▶ _What the task requires_
Print, word for word, the opening line of the data below and every line after it through the line that contains "eV', '2.52 eV', '2.62eV'];", but not the pictures.

** begin **

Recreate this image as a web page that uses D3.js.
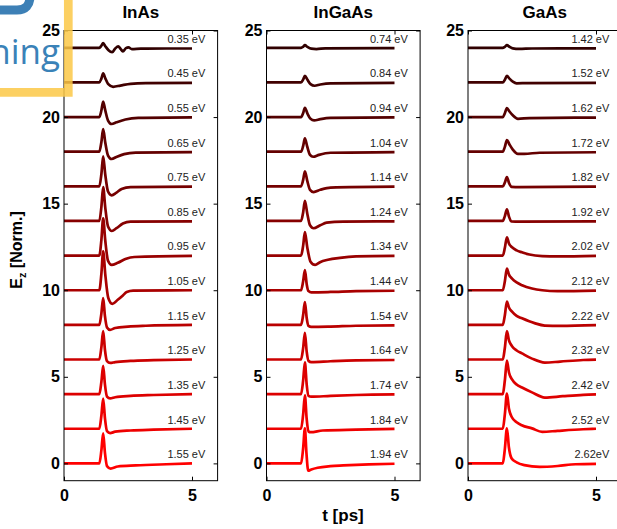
<!DOCTYPE html>
<html lang="en">
<head>
  <meta charset="UTF-8">
  <title>THz waveforms</title>
  <script src="https://d3js.org/d3.v7.min.js"></script>
  <style>
    body { margin: 0; background: #fff; }
    svg { display: block; font-family: "Liberation Sans", Arial, sans-serif; }
  </style>
</head>
<body>
  <div id="chart"></div>

  <script>
    // data: one waveform per photon energy, [t (ps), E (norm.)]
    const materials = ['InAs', 'InGaAs', 'GaAs'];
    const offsets = [24, 22, 20, 18, 16, 14, 12, 10, 8, 6, 4, 2, 0];
    const xTicks = [0, 5];
    const yTicks = [0, 5, 10, 15, 20, 25];

    const energiesInAs = ['0.35 eV', '0.45 eV', '0.55 eV', '0.65 eV', '0.75 eV', '0.85 eV', '0.95 eV',
      '1.05 eV', '1.15 eV', '1.25 eV', '1.35 eV', '1.45 eV', '1.55 eV'];
    const energiesInGaAs = ['0.74 eV', '0.84 eV', '0.94 eV', '1.04 eV', '1.14 eV', '1.24 eV', '1.34 eV',
      '1.44 eV', '1.54 eV', '1.64 eV', '1.74 eV', '1.84 eV', '1.94 eV'];
    const energiesGaAs = ['1.42 eV', '1.52 eV', '1.62 eV', '1.72 eV', '1.82 eV', '1.92 eV', '2.02 eV',
      '2.12 eV', '2.22 eV', '2.32 eV', '2.42 eV', '2.52 eV', '2.62eV'];

    const tracesInAs = [
      [[0,0],[1.38,0],[1.46,0.12],[1.53,0.27],[1.62,0.08],[1.74,-0.14],[1.88,-0.25],[2.0,-0.04],[2.12,0.08],[2.21,-0.06],[2.3,-0.2],[2.42,-0.02],[2.52,0.02],[2.65,-0.07],[3.0,-0.05],[4.0,-0.04],[5,-0.04]],
      [[0,0],[1.38,0],[1.46,0.22],[1.53,0.52],[1.61,0.25],[1.72,-0.08],[1.92,-0.25],[2.2,-0.18],[2.6,-0.08],[3.2,-0.04],[5,-0.02]],
      [[0,0],[1.38,0],[1.46,0.38],[1.53,0.9],[1.61,0.4],[1.72,-0.2],[1.86,-0.4],[2.05,-0.3],[2.4,-0.14],[2.9,-0.05],[5,-0.02]],
      [[0,0],[1.38,0],[1.46,0.55],[1.53,1.31],[1.61,0.55],[1.72,-0.22],[1.86,-0.42],[2.05,-0.3],[2.35,-0.14],[2.8,-0.05],[5,-0.02]],
      [[0,0],[1.38,0],[1.46,0.7],[1.53,1.73],[1.61,0.7],[1.72,-0.3],[1.86,-0.52],[2.05,-0.36],[2.25,-0.15],[2.6,-0.04],[5,-0.02]],
      [[0,0],[1.38,0],[1.46,0.8],[1.53,1.95],[1.61,0.8],[1.72,-0.32],[1.87,-0.58],[2.05,-0.42],[2.3,-0.15],[2.6,-0.04],[5,-0.02]],
      [[0,0],[1.38,0],[1.46,0.9],[1.53,2.15],[1.61,0.9],[1.72,-0.3],[1.86,-0.54],[2.1,-0.42],[2.4,-0.2],[2.75,-0.08],[5,-0.02]],
      [[0,0],[1.38,0],[1.46,0.95],[1.53,2.25],[1.61,0.95],[1.73,-0.45],[1.89,-0.79],[2.1,-0.55],[2.3,-0.3],[2.45,-0.1],[2.7,-0.02],[5,0]],
      [[0,0],[1.38,0],[1.46,0.65],[1.53,1.54],[1.6,0.5],[1.68,-0.15],[1.8,-0.29],[2.0,-0.18],[2.5,-0.1],[3.2,-0.05],[5,0]],
      [[0,0],[1.38,0],[1.46,0.7],[1.53,1.64],[1.6,0.55],[1.68,-0.1],[1.8,-0.2],[2.0,-0.15],[2.6,-0.08],[3.5,-0.04],[5,0]],
      [[0,0],[1.38,0],[1.46,0.7],[1.53,1.64],[1.6,0.55],[1.68,-0.14],[1.8,-0.25],[2.0,-0.18],[2.6,-0.1],[3.5,-0.05],[5,0]],
      [[0,0],[1.38,0],[1.46,0.75],[1.53,1.74],[1.6,0.6],[1.68,-0.14],[1.8,-0.25],[2.0,-0.17],[2.6,-0.1],[3.5,-0.05],[5,0]],
      [[0,0],[1.38,0],[1.46,0.75],[1.53,1.74],[1.6,0.6],[1.68,-0.16],[1.82,-0.3],[2.1,-0.18],[2.8,-0.12],[4.0,-0.05],[5,0]]
    ];

    const tracesInGaAs = [
      [[0,0],[1.35,0],[1.43,0.06],[1.5,0.15],[1.6,0.05],[1.75,-0.05],[1.95,-0.07],[2.3,-0.03],[5,-0.02]],
      [[0,0],[1.35,0],[1.43,0.16],[1.5,0.38],[1.6,0.15],[1.72,-0.1],[1.88,-0.19],[2.1,-0.12],[2.5,-0.05],[5,-0.02]],
      [[0,0],[1.35,0],[1.43,0.22],[1.5,0.54],[1.6,0.2],[1.72,-0.1],[1.86,-0.19],[2.1,-0.12],[2.5,-0.05],[5,-0.02]],
      [[0,0],[1.35,0],[1.43,0.32],[1.5,0.77],[1.59,0.3],[1.7,-0.18],[1.82,-0.29],[2.05,-0.18],[2.5,-0.06],[5,-0.02]],
      [[0,0],[1.35,0],[1.43,0.36],[1.5,0.87],[1.59,0.33],[1.7,-0.2],[1.84,-0.33],[2.1,-0.2],[2.5,-0.07],[5,-0.02]],
      [[0,0],[1.35,0],[1.43,0.48],[1.5,1.16],[1.59,0.45],[1.7,-0.25],[1.84,-0.42],[2.1,-0.25],[2.35,-0.1],[3.0,-0.04],[5,-0.02]],
      [[0,0],[1.35,0],[1.43,0.56],[1.5,1.35],[1.59,0.5],[1.72,-0.35],[1.9,-0.54],[2.09,-0.38],[2.4,-0.24],[2.87,-0.13],[3.5,-0.05],[5,-0.02]],
      [[0,0],[1.35,0],[1.43,0.5],[1.5,1.16],[1.57,0.35],[1.64,-0.05],[1.75,-0.12],[2.5,-0.1],[3.5,-0.05],[5,-0.03]],
      [[0,0],[1.35,0],[1.43,0.55],[1.5,1.31],[1.57,0.4],[1.64,-0.06],[1.75,-0.12],[2.5,-0.1],[3.5,-0.05],[5,-0.03]],
      [[0,0],[1.35,0],[1.43,0.64],[1.5,1.54],[1.57,0.45],[1.64,-0.08],[1.75,-0.15],[2.5,-0.1],[3.5,-0.05],[5,-0.03]],
      [[0,0],[1.35,0],[1.43,0.76],[1.5,1.83],[1.57,0.55],[1.64,-0.1],[1.75,-0.15],[2.5,-0.1],[3.5,-0.05],[5,-0.02]],
      [[0,0],[1.35,0],[1.43,0.8],[1.5,1.93],[1.57,0.55],[1.64,-0.15],[1.72,-0.2],[2.2,-0.1],[3.5,-0.05],[5,-0.01]],
      [[0,0],[1.35,0],[1.43,0.85],[1.5,2.03],[1.56,0.6],[1.63,-0.42],[1.75,-0.35],[2.0,-0.25],[2.5,-0.16],[3.0,-0.12],[4.0,-0.06],[5,-0.02]]
    ];

    const tracesGaAs = [
      [[0,0],[1.36,0],[1.44,0.06],[1.52,0.15],[1.62,0.06],[1.75,-0.03],[2.0,-0.06],[2.5,-0.04],[5,-0.03]],
      [[0,0],[1.36,0],[1.44,0.16],[1.52,0.38],[1.62,0.22],[1.75,0.05],[1.9,-0.05],[2.3,-0.04],[5,-0.02]],
      [[0,0],[1.36,0],[1.44,0.22],[1.52,0.52],[1.62,0.32],[1.75,0.1],[1.95,-0.1],[2.4,-0.06],[5,-0.03]],
      [[0,0],[1.36,0],[1.44,0.28],[1.52,0.67],[1.62,0.42],[1.75,0.12],[1.95,-0.12],[2.2,-0.12],[2.8,-0.06],[5,-0.03]],
      [[0,0],[1.36,0],[1.44,0.22],[1.52,0.54],[1.6,0.2],[1.7,-0.03],[2.0,-0.04],[5,-0.02]],
      [[0,0],[1.36,0],[1.44,0.28],[1.52,0.67],[1.6,0.25],[1.7,-0.03],[2.0,-0.04],[5,-0.02]],
      [[0,0],[1.36,0],[1.44,0.45],[1.52,1.06],[1.6,0.7],[1.72,0.48],[1.9,0.3],[2.11,0.19],[2.4,0.06],[2.9,-0.03],[3.5,-0.05],[5,-0.02]],
      [[0,0],[1.36,0],[1.44,0.52],[1.52,1.25],[1.6,0.9],[1.72,0.67],[1.9,0.45],[2.11,0.29],[2.5,0.1],[2.9,0],[3.5,-0.05],[5,-0.02]],
      [[0,0],[1.36,0],[1.44,0.56],[1.52,1.35],[1.6,1.0],[1.72,0.77],[1.9,0.52],[2.11,0.38],[2.6,0.1],[3.0,-0.04],[3.6,-0.06],[5,-0.02]],
      [[0,0],[1.36,0],[1.44,0.68],[1.52,1.64],[1.6,1.1],[1.72,0.77],[1.9,0.52],[2.11,0.35],[2.5,0.05],[3.0,-0.18],[3.6,-0.12],[4.5,-0.03],[5,-0.01]],
      [[0,0],[1.36,0],[1.44,0.8],[1.52,1.93],[1.6,1.25],[1.72,0.85],[1.9,0.55],[2.11,0.38],[2.5,0.1],[3.0,-0.2],[3.7,-0.12],[4.5,-0.04],[5,-0.02]],
      [[0,0],[1.36,0],[1.44,0.84],[1.52,2.03],[1.6,1.15],[1.72,0.65],[1.9,0.38],[2.1,0.2],[2.5,0.02],[2.9,-0.18],[3.5,-0.12],[4.5,-0.03],[5,0]],
      [[0,0],[1.36,0],[1.44,0.84],[1.52,2.03],[1.6,0.9],[1.7,0.3],[1.9,0.06],[2.2,-0.1],[2.8,-0.2],[3.5,-0.15],[4.2,-0.05],[5,-0.03]]
    ];

    const energyLabels = [energiesInAs, energiesInGaAs, energiesGaAs];
    const traces = [tracesInAs, tracesInGaAs, tracesGaAs];

    const width = 617;
    const height = 529;
    const panelLeft = [64, 266.5, 468];
    const panelWidth = 153.6;
    const plotTop = 30.5, plotBottom = 480.7;

    const svg = d3.select('#chart')
      .append('svg')
      .attr('width', width)
      .attr('height', height);

    const y = d3.scaleLinear().domain([-1, 25]).range([plotBottom, plotTop]);
    const color = d3.scaleLinear().domain([0, offsets.length - 1])
      .range(['rgb(48,0,0)', 'rgb(255,0,0)']);

    materials.forEach((name, p) => {
      const x = d3.scaleLinear().domain([0, 6]).range([panelLeft[p], panelLeft[p] + panelWidth]);
      const g = svg.append('g');

      const line = d3.line()
        .x(d => x(d[0]))
        .curve(d3.curveMonotoneX);

      // waveforms
      traces[p].forEach((tr, i) => {
        g.append('path')
          .datum(tr)
          .attr('d', line.y(d => y(d[1] + offsets[i])))
          .attr('fill', 'none')
          .attr('stroke', color(i))
          .attr('stroke-width', 2.7)
          .attr('stroke-linejoin', 'round');
      });

      // energy labels
      g.selectAll('text.lab')
        .data(energyLabels[p])
        .enter()
        .append('text')
        .attr('class', 'lab')
        .attr('x', x(5.52))
        .attr('y', (d, i) => y(offsets[i] + 0.3))
        .attr('text-anchor', 'end')
        .attr('font-size', '11px')
        .attr('fill', '#222')
        .text(d => d);

      // frame + inward ticks on all sides
      g.append('rect')
        .attr('x', x(0)).attr('y', plotTop)
        .attr('width', x(6) - x(0)).attr('height', plotBottom - plotTop)
        .attr('fill', 'none').attr('stroke', '#000').attr('stroke-width', 1);

      const styleAxis = sel => {
        sel.select('.domain').remove();
        sel.selectAll('line').attr('stroke', '#000');
        sel.selectAll('text')
          .attr('font-size', '16px')
          .attr('font-weight', 'bold')
          .attr('fill', '#000')
          .attr('font-family', '"Liberation Sans", Arial, sans-serif');
      };

      g.append('g').attr('transform', `translate(${x(0)},0)`)
        .call(d3.axisLeft(y).tickValues(yTicks).tickSize(-4).tickPadding(4).tickFormat(d3.format('d')))
        .call(styleAxis);
      g.append('g').attr('transform', `translate(${x(6)},0)`)
        .call(d3.axisRight(y).tickValues(yTicks).tickSize(-4).tickFormat(''))
        .call(styleAxis);
      g.append('g').attr('transform', `translate(0,${plotBottom})`)
        .call(d3.axisBottom(x).tickValues(xTicks).tickSize(-4).tickPadding(9).tickFormat(d3.format('d')))
        .call(styleAxis);
      g.append('g').attr('transform', `translate(0,${plotTop})`)
        .call(d3.axisTop(x).tickValues(xTicks).tickSize(-4).tickFormat(''))
        .call(styleAxis);

      // panel title
      g.append('text')
        .attr('x', (x(0) + x(6)) / 2)
        .attr('y', 18.3)
        .attr('text-anchor', 'middle')
        .attr('font-size', '17px')
        .attr('font-weight', 'bold')
        .text(name);
    });

    // axis titles
    svg.append('text')
      .attr('x', 343)
      .attr('y', 521)
      .attr('text-anchor', 'middle')
      .attr('font-size', '17px')
      .attr('font-weight', 'bold')
      .text('t [ps]');

    const yl = svg.append('text')
      .attr('transform', 'translate(22,250) rotate(-90)')
      .attr('text-anchor', 'middle')
      .attr('font-size', '16px')
      .attr('font-weight', 'bold');
    yl.append('tspan').text('E');
    yl.append('tspan').attr('dy', 4).attr('font-size', '11px').text('z');
    yl.append('tspan').attr('dy', -4).text(' [Norm.]');

    // logo overlay in the top-left corner of the source image
    const logo = svg.append('g');
    logo.append('path')
      .attr('d', 'M-5,10 H17 Q30,10 30,-4')
      .attr('fill', 'none')
      .attr('stroke', '#3d80b6')
      .attr('stroke-width', 9);
    logo.append('text')
      .attr('x', 60)
      .attr('y', 64)
      .attr('text-anchor', 'end')
      .attr('font-family', '"Open Sans", "Noto Sans", sans-serif')
      .attr('font-size', '35px')
      .attr('fill', '#3a82b8')
      .text('ning');
    logo.append('path')
      .attr('d', 'M0,92.3 H68.3 V0')
      .attr('fill', 'none')
      .attr('stroke', 'rgb(251,200,70)')
      .attr('stroke-opacity', 0.85)
      .attr('stroke-width', 8.7);
  </script>
</body>
</html>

** end **

▶ _Expected answer_
Recreate this image as a web page that uses D3.js.
<!DOCTYPE html>
<html lang="en">
<head>
  <meta charset="UTF-8">
  <title>THz waveforms</title>
  <script src="https://d3js.org/d3.v7.min.js"></script>
  <style>
    body { margin: 0; background: #fff; }
    svg { display: block; font-family: "Liberation Sans", Arial, sans-serif; }
  </style>
</head>
<body>
  <div id="chart"></div>

  <script>
    // data: one waveform per photon energy, [t (ps), E (norm.)]
    const materials = ['InAs', 'InGaAs', 'GaAs'];
    const offsets = [24, 22, 20, 18, 16, 14, 12, 10, 8, 6, 4, 2, 0];
    const xTicks = [0, 5];
    const yTicks = [0, 5, 10, 15, 20, 25];

    const energiesInAs = ['0.35 eV', '0.45 eV', '0.55 eV', '0.65 eV', '0.75 eV', '0.85 eV', '0.95 eV',
      '1.05 eV', '1.15 eV', '1.25 eV', '1.35 eV', '1.45 eV', '1.55 eV'];
    const energiesInGaAs = ['0.74 eV', '0.84 eV', '0.94 eV', '1.04 eV', '1.14 eV', '1.24 eV', '1.34 eV',
      '1.44 eV', '1.54 eV', '1.64 eV', '1.74 eV', '1.84 eV', '1.94 eV'];
    const energiesGaAs = ['1.42 eV', '1.52 eV', '1.62 eV', '1.72 eV', '1.82 eV', '1.92 eV', '2.02 eV',
      '2.12 eV', '2.22 eV', '2.32 eV', '2.42 eV', '2.52 eV', '2.62eV'];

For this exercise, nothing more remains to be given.